His love of Eileen is similar in its passionate asexuality to that previous love of God; and in confessing it to her and so approaching too near to her, he fears that, as in the case of his faith in God, he may have destroyed what is of most value to him in the whole world. 'Never seek to tell thy love . . .' Mr Moore makes one see this physically unattractive man in his expensive English clothes; and he also makes one both shrink from him, as from some bird of prey, and feel sorry for him in his bondage to an obsession. He must have Eileen solely for himself; and to achieve that objective, he is prepared to make any deal with her or his wife.

Mr Moore has always shown uncanny empathy in his depiction of women. It is therefore no surprise that Bernard's 'attractive, corrupt wife, daughter of a failed dentist, should be so convincing. Mona has not married Bernard solely for his money; but money is the reason that she has stuck with him even after he has come to prefer furtive masturbation over pornographic magazines in his study to sex with her in bed. By the time of the London visit, they have reached an accommodation: if she does nothing to disgrace herself or him in Ireland, then anywhere else she can amuse herself how she wishes. So it is that she at once casts greedy eyes on the driver of their hired car and subsequently picks up men in their own and other hotels.

But the most remarkable creation of all — since simplicity, decency and innocence are things always difficult to make interesting and not insipid — is the girl, Eileen. Her life with her widowed, ailing mother has been narrow and unadventurous. She has met few boys and those that she has met have immediately tried to grope their way to clumsy sex. She is dazzled by the luxury hotel, the hired limousine and the costly meals in restaurants; and inevitably, she contrasts the freedom and splendour of London with Belfast.

At first Eileen sees herself, as we see her, in the role of victim; but, as the book progresses, both she and we come to realise that the reverse is, in fact, the case. She has the couple in thrall and can do with them what she wishes. Her 'temptation' in the title is not merely the obvious one of selling herself to the man who is prepared to pay all that he possesses for her; it is also the temptation to make use of the powers of life-and-death, God-like, she now wields. Whether she succumbs to one or other or both of these temptations, it would ruin the reader's pleasure to reveal.

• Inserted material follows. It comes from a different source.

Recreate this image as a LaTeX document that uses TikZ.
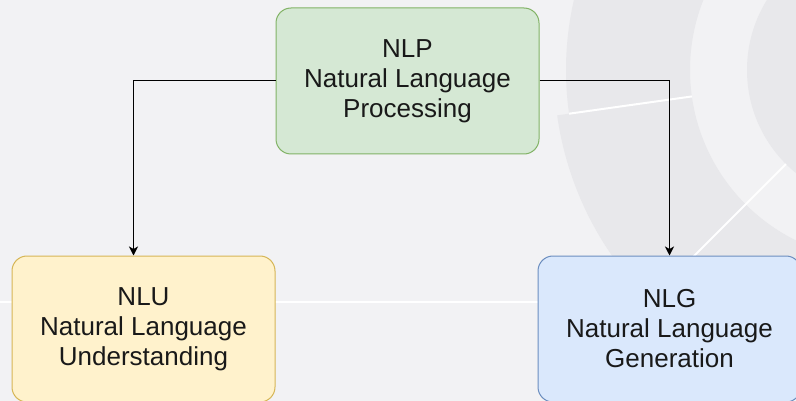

Particularly subtle is the way in which Mr Moore enables us to see London through the eyes of this unsophisticated girl; we, too, might be seeing it for the first time, as she walks past Buckingham Palace, explores that desolate waste-land of squalid hotels south of Victoria Station, or ventures into a restaurant of a kind previously unknown to her. But the tyranny of the loved one over the lover — wonderfully exemplified when Eileen runs away from Bernard in Regent's Park and then watches him, in hiding, as he desperately tries to find her — is the strongest and most fascinating element in a strong and fascinating book.